Maine’s government shutdown entered its third day Monday, July 3, 2017, as union members hold a rally across from the Maine State House in Augusta. 

Updated 1:59 p.m.: AUGUSTA (AP) — Maine’s partial government shutdown stretched in to its third day Monday with state employees and union activists calling for Republicans to support a budget compromise that could end the stalemate.

The state Legislature failed to enact a budget Friday, causing the shutdown. The Legislature has a chance to vote on a new spending plan Monday, after a budget panel reached a late agreement on Sunday.

The new proposal hangs on to an increase in the state’s lodging tax, which could make it unpalatable to House Republicans and GOP Gov. Paul LePage. But, Democrats and unions said the standoff has gone on too long and it’s time to reopen Maine.

The Maine House approved the proposal by a count of 92-54 on Monday. It now moves to the Senate, where it’s expected to pass. The House will need 101 votes to pass the budget on its second vote.

“This is about getting a job done,” said Democratic Attorney General Janet Mills, a LePage foe, to a crowd of supporters. “Make the House Republicans do the right thing. There’s nothing to be debating anymore.”

Monday was the first day the shutdown was tangible for many residents, because it began over the weekend. Mainers could not renew driver’s licenses, obtain vehicle titles and registrations, or take road tests for new licenses. Numerous other government functions were similarly limited. Essential personnel such as a state police remained on the job.


Union members held a rally outside the State House on Monday morning to fault the GOP and call for budget passage.

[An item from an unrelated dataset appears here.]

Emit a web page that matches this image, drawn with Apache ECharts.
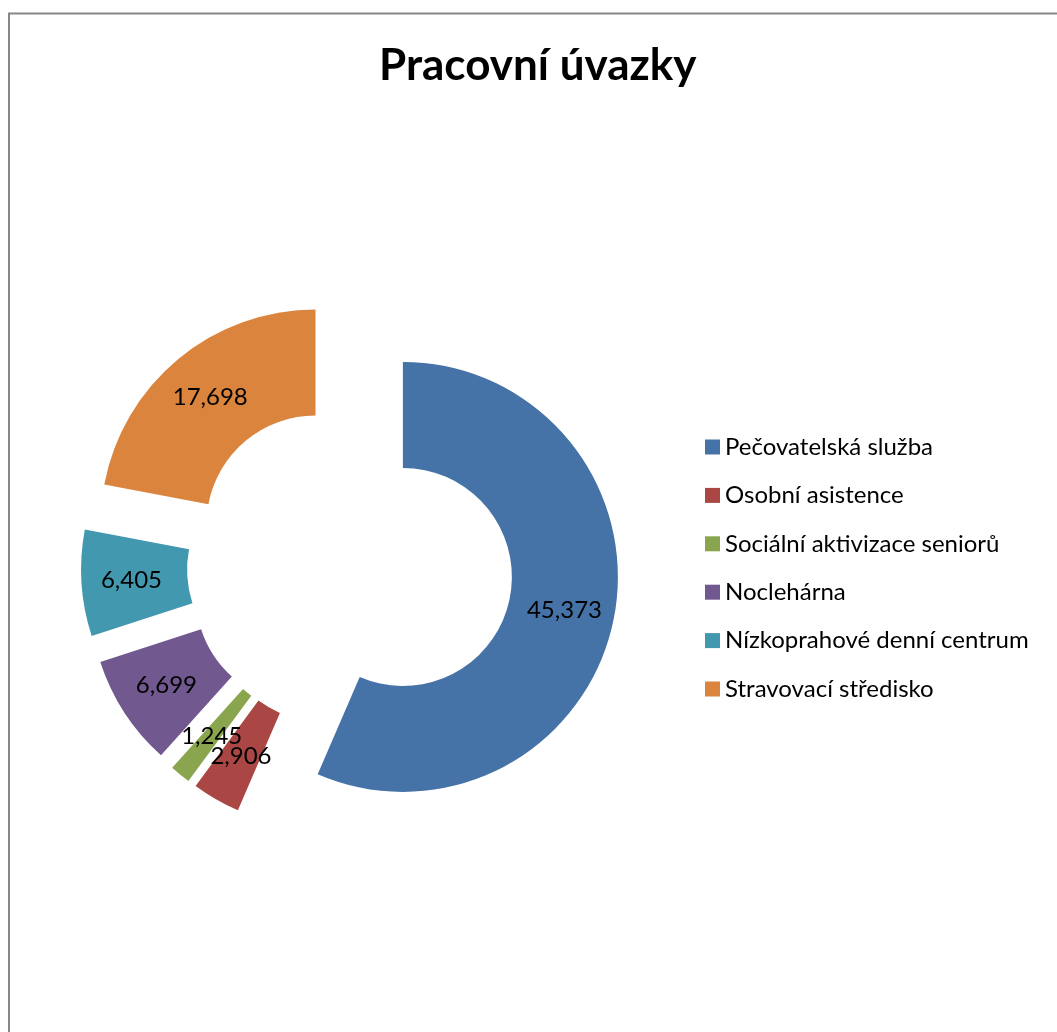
<!DOCTYPE html>
<html><head><meta charset="utf-8">
<script src="https://cdn.jsdelivr.net/npm/echarts@6/dist/echarts.min.js"></script>
<style>html,body{margin:0;padding:0;background:#fff}#c{width:1057px;height:1032px}</style>
</head><body><div id="c"></div>
<script>
const categories = ["Pečovatelská služba","Osobní asistence","Sociální aktivizace seniorů","Noclehárna","Nízkoprahové denní centrum","Stravovací středisko"];
const values = [45.373, 2.906, 1.245, 6.699, 6.405, 17.698];
const colors = ["#4572A7","#AA4643","#89A54E","#71588F","#4198AF","#DB843D"];
const titleText = "Pracovní úvazky";

const chart = echarts.init(document.getElementById('c'));
chart.setOption({
  animation: false,
  color: colors,
  title: { text: titleText, left: 374, top: 39, textStyle: { fontFamily: 'Lato', fontWeight: 'bold', fontSize: 44, color: '#000' } },
  legend: {
    orient: 'vertical', left: 705, top: 435, padding: 0, itemWidth: 15, itemHeight: 15, itemGap: 24.4,
    icon: 'rect', selectedMode: false,
    textStyle: { fontFamily: 'Lato', fontSize: 24, color: '#000' }
  },
  graphic: [{ type: 'rect', shape: { x: 9, y: 13.5, width: 1200, height: 1200 }, style: { fill: 'none', stroke: '#888', lineWidth: 2 }, silent: true }],
  series: [{
    type: 'pie', center: [350, 566], radius: [109, 215], startAngle: 90, clockwise: true,
    selectedMode: 'multiple', selectedOffset: 54,
    label: { position: 'inside', fontFamily: 'Lato', fontSize: 24, color: '#000',
      formatter: p => p.value.toFixed(3).replace('.', ',') },
    labelLayout: { hideOverlap: false },
    labelLine: { show: false },
    emphasis: { disabled: true },
    data: categories.map((n, i) => ({ name: n, value: values[i], selected: true }))
  }]
});
</script></body></html>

Ray Heathco, an Auburn social worker, said his inability to do his job during the shutdown means child support enforcement cases can’t go forward.

“The cases are just going to sit there languishing,” Heathco said. “It’s really about support for children.”

All the budget proposals floated over the past several days have been in the area of $7 billion. Line items remain the sticking points.

The new budget proposal includes $162 million in increased education spending to partially offset removal of a voter-approved 3 percent surcharge on the income of high-earning Maine residents. The tax, approved in November, was designed to boost state spending on K-12 education.

The state budget panel voted late Sunday to keep a lodging tax increase but to delay implementation by a month, to Nov. 1. LePage has said he won’t sign a budget with a tax increase and has faulted lawmakers for putting ego ahead of the people — a criticism Democrats have pinned on LePage.

Some Republican lawmakers said Monday they agreed with LePage’s stance on rejecting any budget that raises taxes.

“I know we can do better. We can say no to new taxes,” said Rep. Heather Sirocki, R-Scarborough, from the House floor.

If the Legislature approves the budget, LePage could then sign it, veto it right away or do nothing for up to 10 days. He has raised the possibility of sitting on the budget and extending the shutdown if he does not approve of it.